> _Information shown_

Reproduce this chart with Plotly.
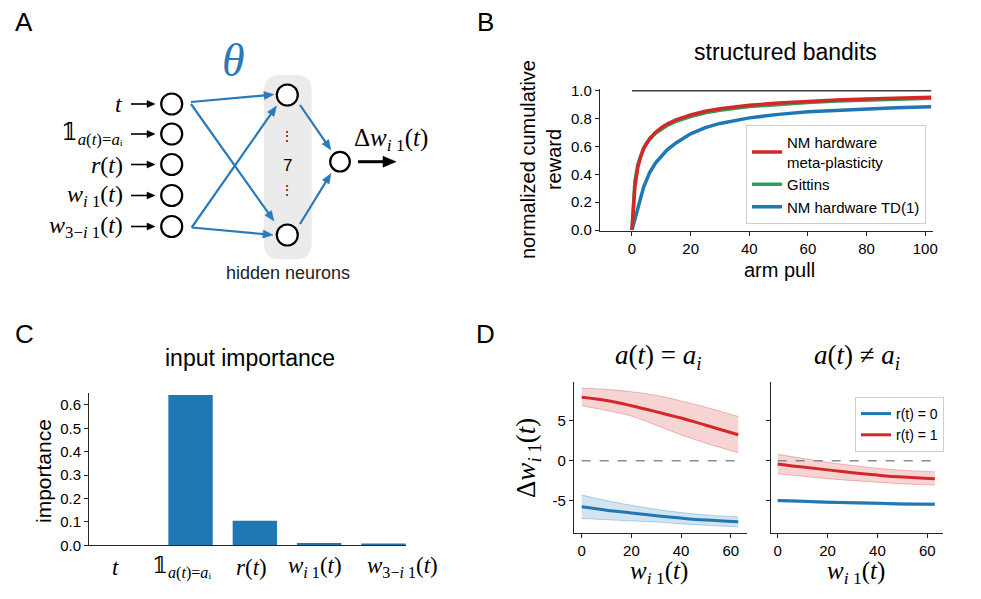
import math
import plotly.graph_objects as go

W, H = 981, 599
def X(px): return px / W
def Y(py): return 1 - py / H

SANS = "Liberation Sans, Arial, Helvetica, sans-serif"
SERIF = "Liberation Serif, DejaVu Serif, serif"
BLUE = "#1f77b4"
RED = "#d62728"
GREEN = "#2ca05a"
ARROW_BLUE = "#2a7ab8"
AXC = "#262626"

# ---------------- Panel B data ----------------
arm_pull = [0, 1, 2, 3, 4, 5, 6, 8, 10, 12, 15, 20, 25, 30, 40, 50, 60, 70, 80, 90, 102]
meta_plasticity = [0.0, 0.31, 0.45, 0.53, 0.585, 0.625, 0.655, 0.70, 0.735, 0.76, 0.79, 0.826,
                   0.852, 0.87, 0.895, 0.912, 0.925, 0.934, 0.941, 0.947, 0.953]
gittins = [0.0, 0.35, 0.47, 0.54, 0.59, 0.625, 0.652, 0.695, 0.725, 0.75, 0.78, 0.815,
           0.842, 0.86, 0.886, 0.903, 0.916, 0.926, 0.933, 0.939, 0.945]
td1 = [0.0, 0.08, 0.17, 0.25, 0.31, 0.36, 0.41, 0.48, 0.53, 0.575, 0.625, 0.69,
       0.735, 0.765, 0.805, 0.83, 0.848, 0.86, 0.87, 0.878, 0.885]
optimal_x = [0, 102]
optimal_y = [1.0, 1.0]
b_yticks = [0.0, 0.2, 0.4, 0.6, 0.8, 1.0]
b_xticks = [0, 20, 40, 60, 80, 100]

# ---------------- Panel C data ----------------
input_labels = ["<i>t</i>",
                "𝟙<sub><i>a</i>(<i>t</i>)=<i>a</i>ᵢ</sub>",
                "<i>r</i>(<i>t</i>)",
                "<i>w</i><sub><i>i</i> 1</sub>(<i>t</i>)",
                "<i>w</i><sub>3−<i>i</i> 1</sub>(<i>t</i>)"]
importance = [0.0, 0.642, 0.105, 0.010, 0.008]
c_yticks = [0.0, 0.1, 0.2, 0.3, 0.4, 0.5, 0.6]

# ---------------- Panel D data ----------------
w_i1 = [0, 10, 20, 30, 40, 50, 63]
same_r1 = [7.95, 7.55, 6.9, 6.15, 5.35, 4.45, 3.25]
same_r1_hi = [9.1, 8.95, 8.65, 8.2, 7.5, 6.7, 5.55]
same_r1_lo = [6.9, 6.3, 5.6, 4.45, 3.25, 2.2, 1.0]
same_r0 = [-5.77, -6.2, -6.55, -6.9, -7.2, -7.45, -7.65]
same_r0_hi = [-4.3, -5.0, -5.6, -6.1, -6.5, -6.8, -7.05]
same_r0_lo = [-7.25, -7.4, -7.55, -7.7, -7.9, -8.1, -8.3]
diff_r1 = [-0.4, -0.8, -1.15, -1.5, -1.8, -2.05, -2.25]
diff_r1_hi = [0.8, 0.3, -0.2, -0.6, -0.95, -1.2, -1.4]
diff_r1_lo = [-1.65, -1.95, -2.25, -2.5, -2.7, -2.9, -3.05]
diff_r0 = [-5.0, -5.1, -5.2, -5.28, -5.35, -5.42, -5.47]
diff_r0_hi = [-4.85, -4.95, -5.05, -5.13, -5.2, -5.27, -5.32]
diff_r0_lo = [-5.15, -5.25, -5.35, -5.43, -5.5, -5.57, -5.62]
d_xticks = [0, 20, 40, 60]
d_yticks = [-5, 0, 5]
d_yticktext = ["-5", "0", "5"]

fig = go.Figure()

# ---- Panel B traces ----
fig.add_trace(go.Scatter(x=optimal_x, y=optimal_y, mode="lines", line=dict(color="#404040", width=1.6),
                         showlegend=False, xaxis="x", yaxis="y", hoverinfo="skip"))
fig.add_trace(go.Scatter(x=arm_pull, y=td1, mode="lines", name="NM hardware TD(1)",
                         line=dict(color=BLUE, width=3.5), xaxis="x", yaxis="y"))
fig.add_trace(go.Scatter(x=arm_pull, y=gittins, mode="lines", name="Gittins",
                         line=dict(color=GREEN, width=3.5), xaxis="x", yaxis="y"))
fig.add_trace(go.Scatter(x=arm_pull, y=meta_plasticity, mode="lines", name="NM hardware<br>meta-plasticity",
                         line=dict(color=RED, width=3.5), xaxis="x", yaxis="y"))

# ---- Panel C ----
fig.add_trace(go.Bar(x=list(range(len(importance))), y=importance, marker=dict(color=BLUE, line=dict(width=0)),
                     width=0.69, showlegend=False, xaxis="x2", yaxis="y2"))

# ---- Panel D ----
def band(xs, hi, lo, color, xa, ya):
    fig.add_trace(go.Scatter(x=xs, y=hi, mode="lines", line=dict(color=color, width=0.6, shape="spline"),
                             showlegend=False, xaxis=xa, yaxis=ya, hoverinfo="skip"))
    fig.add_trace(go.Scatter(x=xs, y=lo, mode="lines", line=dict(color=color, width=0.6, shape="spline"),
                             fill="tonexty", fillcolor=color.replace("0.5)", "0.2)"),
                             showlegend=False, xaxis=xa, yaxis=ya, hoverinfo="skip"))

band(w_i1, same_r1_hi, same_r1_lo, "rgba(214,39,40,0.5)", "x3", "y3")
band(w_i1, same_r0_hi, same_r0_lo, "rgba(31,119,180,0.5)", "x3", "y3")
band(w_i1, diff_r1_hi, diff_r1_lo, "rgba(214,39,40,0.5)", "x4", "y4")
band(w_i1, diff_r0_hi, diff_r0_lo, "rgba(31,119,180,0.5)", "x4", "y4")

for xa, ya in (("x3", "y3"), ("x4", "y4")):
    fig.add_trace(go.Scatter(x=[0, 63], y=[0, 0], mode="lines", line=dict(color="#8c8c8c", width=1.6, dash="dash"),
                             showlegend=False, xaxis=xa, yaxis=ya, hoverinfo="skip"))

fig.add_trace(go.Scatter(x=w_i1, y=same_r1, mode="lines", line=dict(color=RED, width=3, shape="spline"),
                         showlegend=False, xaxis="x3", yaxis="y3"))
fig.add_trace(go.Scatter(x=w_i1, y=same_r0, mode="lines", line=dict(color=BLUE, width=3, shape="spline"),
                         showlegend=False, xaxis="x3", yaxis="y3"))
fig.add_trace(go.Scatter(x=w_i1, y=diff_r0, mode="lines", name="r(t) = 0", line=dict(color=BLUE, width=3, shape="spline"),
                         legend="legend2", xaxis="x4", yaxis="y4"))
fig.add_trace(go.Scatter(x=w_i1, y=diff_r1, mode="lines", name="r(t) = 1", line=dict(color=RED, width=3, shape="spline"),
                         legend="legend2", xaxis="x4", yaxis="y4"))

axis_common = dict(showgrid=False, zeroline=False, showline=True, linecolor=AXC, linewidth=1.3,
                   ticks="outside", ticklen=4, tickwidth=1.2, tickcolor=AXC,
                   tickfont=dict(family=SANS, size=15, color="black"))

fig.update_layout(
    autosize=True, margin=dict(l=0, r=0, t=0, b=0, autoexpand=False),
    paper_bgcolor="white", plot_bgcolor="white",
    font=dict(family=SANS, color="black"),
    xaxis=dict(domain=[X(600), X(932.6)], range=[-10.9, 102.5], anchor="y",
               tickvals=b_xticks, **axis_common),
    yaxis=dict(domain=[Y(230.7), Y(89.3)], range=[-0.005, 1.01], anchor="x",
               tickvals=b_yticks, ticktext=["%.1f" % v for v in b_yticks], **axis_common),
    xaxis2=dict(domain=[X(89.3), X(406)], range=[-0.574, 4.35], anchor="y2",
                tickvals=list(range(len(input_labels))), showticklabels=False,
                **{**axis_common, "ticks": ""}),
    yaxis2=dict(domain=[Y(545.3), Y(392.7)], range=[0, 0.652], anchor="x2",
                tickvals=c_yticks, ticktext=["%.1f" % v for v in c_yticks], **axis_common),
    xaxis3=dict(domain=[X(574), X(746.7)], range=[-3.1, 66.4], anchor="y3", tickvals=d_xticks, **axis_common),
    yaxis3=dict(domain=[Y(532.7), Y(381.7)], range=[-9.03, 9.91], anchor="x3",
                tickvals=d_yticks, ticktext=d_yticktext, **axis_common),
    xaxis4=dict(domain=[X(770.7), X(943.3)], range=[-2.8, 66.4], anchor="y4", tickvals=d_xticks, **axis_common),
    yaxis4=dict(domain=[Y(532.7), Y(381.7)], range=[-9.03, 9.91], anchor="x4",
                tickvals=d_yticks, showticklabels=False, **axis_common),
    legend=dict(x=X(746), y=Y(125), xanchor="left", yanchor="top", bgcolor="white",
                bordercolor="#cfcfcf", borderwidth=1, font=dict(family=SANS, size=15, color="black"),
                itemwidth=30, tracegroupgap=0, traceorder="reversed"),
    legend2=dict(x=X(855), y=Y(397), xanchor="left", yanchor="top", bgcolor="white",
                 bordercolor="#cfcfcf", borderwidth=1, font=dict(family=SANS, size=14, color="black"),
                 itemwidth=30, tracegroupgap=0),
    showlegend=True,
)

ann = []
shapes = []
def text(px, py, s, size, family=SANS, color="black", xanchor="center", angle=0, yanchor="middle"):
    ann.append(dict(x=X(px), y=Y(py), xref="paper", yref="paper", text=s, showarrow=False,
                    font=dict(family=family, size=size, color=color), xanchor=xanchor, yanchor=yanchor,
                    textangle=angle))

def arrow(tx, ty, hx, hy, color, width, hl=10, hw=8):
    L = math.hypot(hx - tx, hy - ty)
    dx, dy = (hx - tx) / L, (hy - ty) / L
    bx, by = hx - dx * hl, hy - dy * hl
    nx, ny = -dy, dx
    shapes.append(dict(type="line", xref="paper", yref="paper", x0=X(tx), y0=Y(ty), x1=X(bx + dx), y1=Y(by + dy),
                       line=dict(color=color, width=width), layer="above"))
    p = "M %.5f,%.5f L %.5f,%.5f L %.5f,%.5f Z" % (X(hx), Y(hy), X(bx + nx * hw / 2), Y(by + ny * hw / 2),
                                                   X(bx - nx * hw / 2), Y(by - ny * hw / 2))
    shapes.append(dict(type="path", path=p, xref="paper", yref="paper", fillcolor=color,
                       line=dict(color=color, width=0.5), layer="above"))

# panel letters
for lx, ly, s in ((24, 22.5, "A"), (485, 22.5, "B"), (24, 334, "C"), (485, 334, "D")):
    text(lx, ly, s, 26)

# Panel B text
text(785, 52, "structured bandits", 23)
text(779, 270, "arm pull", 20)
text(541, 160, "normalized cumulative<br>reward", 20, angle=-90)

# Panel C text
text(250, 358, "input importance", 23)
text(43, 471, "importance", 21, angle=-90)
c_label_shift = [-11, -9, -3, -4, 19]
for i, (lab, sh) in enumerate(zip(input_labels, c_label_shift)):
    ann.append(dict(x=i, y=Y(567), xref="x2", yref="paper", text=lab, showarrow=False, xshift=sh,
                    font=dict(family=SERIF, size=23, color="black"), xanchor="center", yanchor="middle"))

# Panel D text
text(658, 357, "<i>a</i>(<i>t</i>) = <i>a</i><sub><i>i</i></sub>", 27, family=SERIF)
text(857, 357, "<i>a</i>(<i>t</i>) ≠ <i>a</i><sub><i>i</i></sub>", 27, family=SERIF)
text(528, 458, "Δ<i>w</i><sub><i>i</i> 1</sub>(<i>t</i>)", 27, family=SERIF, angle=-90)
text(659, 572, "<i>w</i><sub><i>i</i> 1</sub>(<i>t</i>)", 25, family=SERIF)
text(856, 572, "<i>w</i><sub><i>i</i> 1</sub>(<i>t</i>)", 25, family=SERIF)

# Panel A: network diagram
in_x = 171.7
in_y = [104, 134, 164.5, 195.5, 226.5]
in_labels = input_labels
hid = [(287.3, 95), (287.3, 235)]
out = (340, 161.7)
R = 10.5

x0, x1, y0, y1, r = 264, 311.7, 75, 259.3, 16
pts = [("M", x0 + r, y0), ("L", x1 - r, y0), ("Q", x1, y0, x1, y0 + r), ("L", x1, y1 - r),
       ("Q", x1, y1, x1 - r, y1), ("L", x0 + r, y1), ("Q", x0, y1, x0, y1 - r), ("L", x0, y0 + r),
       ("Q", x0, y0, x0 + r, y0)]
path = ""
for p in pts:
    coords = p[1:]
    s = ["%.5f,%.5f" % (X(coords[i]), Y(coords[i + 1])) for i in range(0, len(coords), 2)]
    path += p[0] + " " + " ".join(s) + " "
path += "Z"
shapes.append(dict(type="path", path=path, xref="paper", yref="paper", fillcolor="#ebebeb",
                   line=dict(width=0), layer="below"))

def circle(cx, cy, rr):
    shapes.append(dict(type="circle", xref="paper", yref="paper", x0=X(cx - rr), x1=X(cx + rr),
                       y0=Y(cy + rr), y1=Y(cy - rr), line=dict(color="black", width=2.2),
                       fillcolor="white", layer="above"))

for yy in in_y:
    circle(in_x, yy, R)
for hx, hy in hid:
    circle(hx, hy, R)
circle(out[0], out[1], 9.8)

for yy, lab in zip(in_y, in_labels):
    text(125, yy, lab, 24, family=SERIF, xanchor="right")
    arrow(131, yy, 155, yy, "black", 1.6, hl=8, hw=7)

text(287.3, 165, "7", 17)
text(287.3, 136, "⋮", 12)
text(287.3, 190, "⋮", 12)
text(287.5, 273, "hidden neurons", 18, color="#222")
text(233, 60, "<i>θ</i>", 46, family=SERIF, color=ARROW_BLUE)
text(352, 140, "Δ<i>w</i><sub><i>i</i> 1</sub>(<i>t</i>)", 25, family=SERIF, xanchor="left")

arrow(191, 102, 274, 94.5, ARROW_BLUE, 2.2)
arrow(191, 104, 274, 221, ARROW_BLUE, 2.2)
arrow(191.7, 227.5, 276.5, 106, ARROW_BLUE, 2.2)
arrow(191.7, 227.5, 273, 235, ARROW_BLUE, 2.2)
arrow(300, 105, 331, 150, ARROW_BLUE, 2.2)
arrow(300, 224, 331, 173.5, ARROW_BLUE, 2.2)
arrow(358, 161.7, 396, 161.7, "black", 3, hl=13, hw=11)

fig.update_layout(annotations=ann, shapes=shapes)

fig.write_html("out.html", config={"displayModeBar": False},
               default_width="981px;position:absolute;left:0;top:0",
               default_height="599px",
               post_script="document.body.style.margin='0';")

> _Work to be completed_
Please restate the material above line by line, exactly, beginning at its first line and ending with the line that contains "c_yticks = [0.0, 0.1, 0.2, 0.3, 0.4, 0.5, 0.6]", without any pictures.

> _Solution to this task_
Reproduce this chart with Plotly.
import math
import plotly.graph_objects as go

W, H = 981, 599
def X(px): return px / W
def Y(py): return 1 - py / H

SANS = "Liberation Sans, Arial, Helvetica, sans-serif"
SERIF = "Liberation Serif, DejaVu Serif, serif"
BLUE = "#1f77b4"
RED = "#d62728"
GREEN = "#2ca05a"
ARROW_BLUE = "#2a7ab8"
AXC = "#262626"

# ---------------- Panel B data ----------------
arm_pull = [0, 1, 2, 3, 4, 5, 6, 8, 10, 12, 15, 20, 25, 30, 40, 50, 60, 70, 80, 90, 102]
meta_plasticity = [0.0, 0.31, 0.45, 0.53, 0.585, 0.625, 0.655, 0.70, 0.735, 0.76, 0.79, 0.826,
                   0.852, 0.87, 0.895, 0.912, 0.925, 0.934, 0.941, 0.947, 0.953]
gittins = [0.0, 0.35, 0.47, 0.54, 0.59, 0.625, 0.652, 0.695, 0.725, 0.75, 0.78, 0.815,
           0.842, 0.86, 0.886, 0.903, 0.916, 0.926, 0.933, 0.939, 0.945]
td1 = [0.0, 0.08, 0.17, 0.25, 0.31, 0.36, 0.41, 0.48, 0.53, 0.575, 0.625, 0.69,
       0.735, 0.765, 0.805, 0.83, 0.848, 0.86, 0.87, 0.878, 0.885]
optimal_x = [0, 102]
optimal_y = [1.0, 1.0]
b_yticks = [0.0, 0.2, 0.4, 0.6, 0.8, 1.0]
b_xticks = [0, 20, 40, 60, 80, 100]

# ---------------- Panel C data ----------------
input_labels = ["<i>t</i>",
                "𝟙<sub><i>a</i>(<i>t</i>)=<i>a</i>ᵢ</sub>",
                "<i>r</i>(<i>t</i>)",
                "<i>w</i><sub><i>i</i> 1</sub>(<i>t</i>)",
                "<i>w</i><sub>3−<i>i</i> 1</sub>(<i>t</i>)"]
importance = [0.0, 0.642, 0.105, 0.010, 0.008]
c_yticks = [0.0, 0.1, 0.2, 0.3, 0.4, 0.5, 0.6]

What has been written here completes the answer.